There are so many Japanese parents eager for their children to have exposure to this environment that the school has more than 850 youngsters enrolled in the all-day Saturday program that stresses Japanese language, history and culture. Some come from as far as Lake Geneva, Wis., or South Bend, Ind.
Most days, the Japanese children at Futabakai get at least some contact with Americans: their English teachers. It is a cultural education for the teachers, as well.
”We have a much freer and easier relationship with them (than their Japanese teachers),” explained teacher Virginia Gibbons. ”Everything is a lot more rigid downstairs (in the Japanese classes).
”I love these kids,” added her collegue Madeleine Tsuchiya, who is married to a Japanese and has taught in Japan. ”They have the discipline of Japanese kids, but they have the will to learn. The Japanese learn by rote and memorizaton. American kids are very independent … In Japan they never take the initiative. They only input when teachers call on them.”
Some teachers who came here from Japan say schools in Japan are too crowded, complain about the bureaucracy and note that these youngsters, perhaps because of their American experience, seem more open to opportunities than do their peers at home.
–
A major study of Japanese schools, undertertaken by the U.S. Department of Education and released last year, linked Japan`s economic success to the rigor and efficiency of its primary and secondary schools, noting that the ties between schools and the job market are closer and more effective than in most other industrialized nations.
The report notes that Japanese society is ”education-minded to an extraordinary degree: Success in formal education is considered largely synonymous with success in life.”
Americans, the report says, in looking at the success of the Japanese educational system, should consider how the Japanese stress parental involvement from the preschool years on. They should recognize the necessity of ”strong motivation and high standards, and of focusing resources on education priorities,” as well as ”maximizing learning time.” The value of a ”competent and committed” teaching force must also be recognized.
In a statement accompanying the report, U.S. Education Secretary William Bennett said: ”Japanese education works. … It has been demonstrably successful in providing modern Japan with a powerfully competitive economy, a broadly literate population, a stable democratic government, a civilization in which there is relatively little crime … and a society wherein the basic technological infrastructure is sound and reliable. … ”

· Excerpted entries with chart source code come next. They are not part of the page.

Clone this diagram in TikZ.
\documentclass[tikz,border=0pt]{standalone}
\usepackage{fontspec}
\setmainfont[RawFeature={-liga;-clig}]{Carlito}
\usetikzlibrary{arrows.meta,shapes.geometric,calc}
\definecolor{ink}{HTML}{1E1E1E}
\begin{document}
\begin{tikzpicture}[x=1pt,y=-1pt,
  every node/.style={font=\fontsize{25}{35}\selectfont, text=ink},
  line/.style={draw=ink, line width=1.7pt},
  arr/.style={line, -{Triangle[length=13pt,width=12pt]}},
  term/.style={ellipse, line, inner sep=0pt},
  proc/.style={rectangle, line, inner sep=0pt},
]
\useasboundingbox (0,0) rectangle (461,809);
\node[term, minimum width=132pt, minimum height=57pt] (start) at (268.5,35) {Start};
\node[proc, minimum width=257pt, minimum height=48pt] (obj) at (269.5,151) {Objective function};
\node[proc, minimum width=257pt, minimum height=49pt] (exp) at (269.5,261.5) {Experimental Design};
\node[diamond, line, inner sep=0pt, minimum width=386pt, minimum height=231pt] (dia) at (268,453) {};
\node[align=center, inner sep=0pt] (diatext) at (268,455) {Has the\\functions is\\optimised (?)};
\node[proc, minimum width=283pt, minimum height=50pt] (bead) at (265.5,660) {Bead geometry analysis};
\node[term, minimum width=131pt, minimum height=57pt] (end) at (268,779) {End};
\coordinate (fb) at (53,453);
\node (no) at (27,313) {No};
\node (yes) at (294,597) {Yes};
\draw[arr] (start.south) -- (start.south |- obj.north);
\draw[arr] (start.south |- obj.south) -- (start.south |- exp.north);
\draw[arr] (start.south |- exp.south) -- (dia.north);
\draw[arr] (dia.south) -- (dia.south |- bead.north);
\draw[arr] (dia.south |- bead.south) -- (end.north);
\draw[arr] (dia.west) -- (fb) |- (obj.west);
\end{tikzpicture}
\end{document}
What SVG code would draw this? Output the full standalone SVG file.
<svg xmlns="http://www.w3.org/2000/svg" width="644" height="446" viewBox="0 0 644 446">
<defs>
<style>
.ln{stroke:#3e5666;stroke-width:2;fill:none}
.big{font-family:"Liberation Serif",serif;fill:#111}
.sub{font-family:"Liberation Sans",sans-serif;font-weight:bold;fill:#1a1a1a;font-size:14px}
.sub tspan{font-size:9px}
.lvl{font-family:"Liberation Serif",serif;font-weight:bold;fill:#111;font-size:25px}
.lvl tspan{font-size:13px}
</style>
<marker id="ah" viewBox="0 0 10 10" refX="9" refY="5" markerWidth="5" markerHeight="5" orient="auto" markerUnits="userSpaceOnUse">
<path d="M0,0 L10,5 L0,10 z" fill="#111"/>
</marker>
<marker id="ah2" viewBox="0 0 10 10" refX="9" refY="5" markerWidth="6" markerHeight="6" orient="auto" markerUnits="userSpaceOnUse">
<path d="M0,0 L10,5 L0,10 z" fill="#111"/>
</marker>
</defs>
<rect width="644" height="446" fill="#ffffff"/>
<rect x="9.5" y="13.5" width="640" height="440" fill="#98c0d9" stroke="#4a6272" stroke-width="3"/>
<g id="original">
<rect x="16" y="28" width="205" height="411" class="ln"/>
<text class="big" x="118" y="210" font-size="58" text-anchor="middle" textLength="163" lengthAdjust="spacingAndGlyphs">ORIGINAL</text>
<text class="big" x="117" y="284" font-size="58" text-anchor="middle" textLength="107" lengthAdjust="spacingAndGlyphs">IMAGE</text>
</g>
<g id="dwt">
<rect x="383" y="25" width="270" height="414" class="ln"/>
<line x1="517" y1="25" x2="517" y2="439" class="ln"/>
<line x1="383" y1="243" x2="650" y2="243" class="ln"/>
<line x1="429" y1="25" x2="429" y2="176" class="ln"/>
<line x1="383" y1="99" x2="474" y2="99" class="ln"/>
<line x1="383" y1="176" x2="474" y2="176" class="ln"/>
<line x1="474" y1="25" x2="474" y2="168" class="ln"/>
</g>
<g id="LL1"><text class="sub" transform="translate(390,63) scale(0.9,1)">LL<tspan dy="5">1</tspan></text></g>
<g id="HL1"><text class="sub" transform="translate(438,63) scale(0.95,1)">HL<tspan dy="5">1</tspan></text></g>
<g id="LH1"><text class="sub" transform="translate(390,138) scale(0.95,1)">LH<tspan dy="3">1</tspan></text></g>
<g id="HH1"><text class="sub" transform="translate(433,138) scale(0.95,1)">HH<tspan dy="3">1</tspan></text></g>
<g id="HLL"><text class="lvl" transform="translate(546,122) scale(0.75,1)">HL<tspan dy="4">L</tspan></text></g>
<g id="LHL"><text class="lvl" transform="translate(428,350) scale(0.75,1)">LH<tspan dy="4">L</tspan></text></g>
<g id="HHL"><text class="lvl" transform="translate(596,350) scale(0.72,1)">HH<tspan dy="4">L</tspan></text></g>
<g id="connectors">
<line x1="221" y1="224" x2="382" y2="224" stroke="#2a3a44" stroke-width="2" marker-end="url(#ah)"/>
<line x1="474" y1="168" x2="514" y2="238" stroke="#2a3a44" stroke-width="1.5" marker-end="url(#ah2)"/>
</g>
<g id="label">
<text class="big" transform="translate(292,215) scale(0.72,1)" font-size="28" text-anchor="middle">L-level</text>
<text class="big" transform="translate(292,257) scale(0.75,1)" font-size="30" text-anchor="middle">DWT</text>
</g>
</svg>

But all Japanese don`t agree with that glowing assessment. Some educational experts say publicly they can`t understand the praise lavished on them by Americans. The Japanese educational system, in fact, has in recent years come under attack within Japan by an Ad Hoc Education Reform Council for stressing learning by rote, hampering creativity and failing to develop character in its students.

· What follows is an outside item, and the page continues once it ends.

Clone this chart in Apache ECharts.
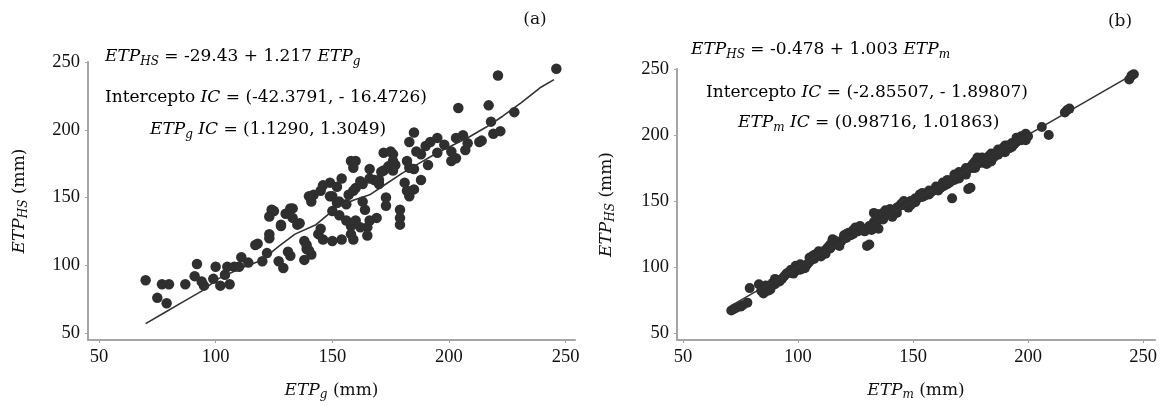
<!DOCTYPE html>
<html>
<head>
<meta charset="utf-8">
<script src="https://cdn.jsdelivr.net/npm/echarts@6/dist/echarts.min.js"></script>
<style>
html,body{margin:0;padding:0;background:#fff;}
#c{width:1160px;height:406px;}
</style>
</head>
<body>
<div id="c"></div>
<script>
// ---- data ----
const tickValues = [50, 100, 150, 200, 250];

// panel (a): ETP_g vs ETP_HS
const pointsA = [
 [70,89],[75,76],[79,72],[77,86],[80,86],[87,86],[91,92],[92,101],[94,88],[95,85],
 [99,90],[100,99],[102,85],[106,86],[104,93],[105,99],[108,99],[111,106],[114,102],[110,99],
 [118,116],[117,115],[120,103],[122,109],[123,120],[123,136],[124,141],[127,103],[129,98],[128,129],
 [130,138],[133,142],[136,131],[131,110],[132,107],[138,118],[139,112],[138,104],[140,151],[141,108],
 [142,152],[141,147],[145,155],[146,159],[149,161],[150,151],[150,140],[153,137],[156,133],[158,123],
 [154,119],[150,118],[146,119],[144,123],[145,127],[139,115],[140,111],[132,142],[133,135],[125,140],
 [128,130],[135,130],[123,123],[154,164],[158,177],[159,172],[160,177],[156,145],[153,147],[152,158],
 [149,151],[152,146],[157,152],[159,155],[160,157],[162,162],[163,160],[163,147],[164,141],[166,171],
 [166,164],[168,163],[170,160],[173,150],[173,144],[169,135],[166,133],[165,128],[165,122],[162,128],
 [160,133],[159,119],[158,129],[172,170],[174,173],[176,177],[177,174],[175,184],[176,182],[172,183],
 [170,163],[171,169],[176,170],[179,141],[179,135],[179,130],[181,161],[183,151],[185,156],[182,155],
 [188,163],[183,172],[185,171],[182,177],[186,184],[185,198],[183,191],[188,182],[191,174],[195,183],
 [190,188],[192,191],[195,194],[198,189],[201,184],[201,177],[203,179],[207,185],[208,190],[203,194],
 [206,196],[204,216],[214,192],[213,191],[219,197],[222,199],[218,206],[217,218],[228,213],[221,240],
 [246,245]
];
const lineA = [
 [70,57],[78,65],[86,73],[94,81],[101,90],[111,98],[120,104],[127,114],[134,123],[143,130],
 [152,143],[159,148],[166,152],[173,160],[180,168],[187,175],[195,183],[202,189],[209,195],[216,202],
 [223,210],[231,220],[239,231],[245,237]
];

// panel (b): ETP_m vs ETP_HS
const pointsB = [
 [71,67],[72,68],[75,70],[76,71],[79,84],[83,87],[84,82],[85,80],[86,84],[87,82],
 [88,85],[89,88],[90,87],[91,90],[92,89],[93,91],[96,96],[97,98],[98,95],[99,97],
 [100,100],[101,98],[102,99],[103,101],[104,102],[105,104],[106,108],[107,106],[108,110],[109,112],
 [110,108],[111,110],[112,113],[113,115],[114,114],[115,121],[116,117],[117,118],[118,119],[119,120],
 [120,124],[121,122],[122,126],[123,124],[124,128],[125,130],[126,127],[128,129],[130,116],[131,117],
 [131,131],[132,130],[133,141],[133,134],[134,132],[135,129],[136,138],[137,136],[138,143],[139,140],
 [140,144],[141,138],[142,142],[143,141],[144,146],[145,148],[146,147],[147,149],[148,145],[149,150],
 [150,150],[151,149],[152,152],[153,155],[154,153],[155,154],[156,156],[157,155],[158,157],[159,158],
 [160,159],[161,158],[162,160],[163,161],[164,162],[165,163],[166,164],[167,152],[168,166],[169,168],
 [170,167],[171,170],[172,172],[173,170],[174,159],[175,160],[174,174],[175,176],[176,178],[177,180],
 [177,175],[178,178],[179,181],[180,179],[181,182],[182,178],[183,184],[184,180],[185,183],[186,186],
 [187,185],[188,188],[189,190],[190,187],[191,192],[192,190],[193,194],[194,193],[195,195],[196,197],
 [197,196],[198,198],[199,196],[200,199],[206,206],[209,200],[216,217],[217,219],[218,220],[244,242],
 [245,245],[246,246],
 [73,69],[78,73],[86,86],[88,83],[90,91],[94,93],[95,95],[97,96],[99,101],[101,102],
 [103,99],[105,107],[107,109],[110,111],[112,110],[114,117],[116,120],[118,116],[121,125],[124,125],
 [127,131],[129,127],[132,128],[134,137],[135,140],[137,141],[140,141],[143,145],[146,150],[149,147],
 [151,152],[154,156],[157,158],[160,161],[163,164],[165,166],[168,170],[170,172],[173,175],[176,175],
 [178,183],[180,183],[182,181],[184,186],[187,189],[190,192],[193,191],[195,198],[197,199],[199,201]
];
const lineB = [[71,70.7],[246,246.3]];

// ---- chart ----
const FONT = '"DejaVu Serif", "Liberation Serif", serif';
const TICKFONT = '"Liberation Serif", "DejaVu Serif", serif';
const TXT = '#111111';
const rich = {
  i: {fontFamily: FONT, fontStyle: 'italic', fontSize: 17, color: TXT},
  r: {fontFamily: FONT, fontSize: 17, color: TXT},
  s: {fontFamily: FONT, fontStyle: 'italic', fontSize: 12, color: TXT, padding: [9, 0, 0, 0]}
};

function axisCommon(min, max) {
  return {
    type: 'value', min: min, max: max, scale: true,
    splitLine: {show: false},
    axisLine: {show: true, lineStyle: {color: '#a5a5a5', width: 2}},
    axisTick: {show: true, length: 3, customValues: tickValues, lineStyle: {color: '#a5a5a5', width: 1}},
    axisLabel: {customValues: tickValues, fontFamily: TICKFONT, fontSize: 18.5, color: TXT, margin: 8},
    nameLocation: 'middle',
    nameTextStyle: {rich: rich}
  };
}

const chart = echarts.init(document.getElementById('c'), null, {renderer: 'canvas'});
const dotColor = '#2f2f2f';

const option = {
  animation: false,
  backgroundColor: '#ffffff',
  grid: [
    {left: 88, top: 62, width: 487, height: 279},
    {left: 677, top: 69, width: 478, height: 273}
  ],
  xAxis: [
    Object.assign(axisCommon(45.3, 254), {gridIndex: 0, name: '{i|ETP}{s|g}{r| (mm)}', nameGap: 40}),
    Object.assign(axisCommon(47.4, 255.2), {gridIndex: 1, name: '{i|ETP}{s|m}{r| (mm)}', nameGap: 40})
  ],
  yAxis: [
    Object.assign(axisCommon(44.9, 250), {gridIndex: 0, name: '{i|ETP}{s|HS}{r| (mm)}', nameGap: 58}),
    Object.assign(axisCommon(44.7, 250), {gridIndex: 1, name: '{i|ETP}{s|HS}{r| (mm)}', nameGap: 60})
  ],
  series: [
    {type: 'scatter', xAxisIndex: 0, yAxisIndex: 0, data: pointsA, symbolSize: 10.5,
     itemStyle: {color: dotColor, opacity: 1}, silent: true, z: 2},
    {type: 'line', xAxisIndex: 0, yAxisIndex: 0, data: lineA, showSymbol: false, symbol: 'none',
     lineStyle: {color: '#333', width: 1.6}, silent: true, z: 3},
    {type: 'scatter', xAxisIndex: 1, yAxisIndex: 1, data: pointsB, symbolSize: 10,
     itemStyle: {color: dotColor, opacity: 1}, silent: true, z: 2},
    {type: 'line', xAxisIndex: 1, yAxisIndex: 1, data: lineB, showSymbol: false, symbol: 'none',
     lineStyle: {color: '#333', width: 1.6}, silent: true, z: 3}
  ],
  graphic: [
    {type: 'text', x: 535, y: 20, style: {text: '(a)', font: '17px ' + FONT, fill: TXT, align: 'center', verticalAlign: 'middle'}},
    {type: 'text', x: 1120, y: 22, style: {text: '(b)', font: '17px ' + FONT, fill: TXT, align: 'center', verticalAlign: 'middle'}},
    {type: 'text', x: 105, y: 57, style: {text: '{i|ETP}{s|HS}{r| = -29.43 + 1.217 }{i|ETP}{s|g}', rich: rich, verticalAlign: 'middle'}},
    {type: 'text', x: 105, y: 98, style: {text: '{r|Intercepto }{i|IC}{r| = (-42.3791, - 16.4726)}', rich: rich, verticalAlign: 'middle'}},
    {type: 'text', x: 150, y: 130, style: {text: '{i|ETP}{s|g}{i| IC}{r| = (1.1290, 1.3049)}', rich: rich, verticalAlign: 'middle'}},
    {type: 'text', x: 691, y: 50, style: {text: '{i|ETP}{s|HS}{r| = -0.478 + 1.003 }{i|ETP}{s|m}', rich: rich, verticalAlign: 'middle'}},
    {type: 'text', x: 706, y: 93, style: {text: '{r|Intercepto }{i|IC}{r| = (-2.85507, - 1.89807)}', rich: rich, verticalAlign: 'middle'}},
    {type: 'text', x: 738, y: 123, style: {text: '{i|ETP}{s|m}{i| IC}{r| = (0.98716, 1.01863)}', rich: rich, verticalAlign: 'middle'}}
  ]
};
chart.setOption(option);
</script>
</body>
</html>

Japan, as a result, has embarked on its most ambitious education reform since 1872, when the principle of equal education was adopted from the U.S and the system modeled after those in Prussia and France. Japanese leaders now contend that reform is necessary to increase creativity and original research in today`s competitive high-tech world.
”Japan has caught up industrially with the rest of the industrialized nations,” said Futabakai administrator Okano. ”They feel they have to take leadership. … They feel it is necessary for Japanese children to develop
(creativity) … in the sense of solving world problems.”
He added that Futabakai teachers and administrators hope that these children`s experience living in the U.S. will broaden their perspective and help to educate them toward that goal.
The Shichijos, meanwhile, are simply concerned that their children not have problems readjusting to life in Japan. Teenager Atsuko isn`t worried.
”They`re all the same-all kids,” she said.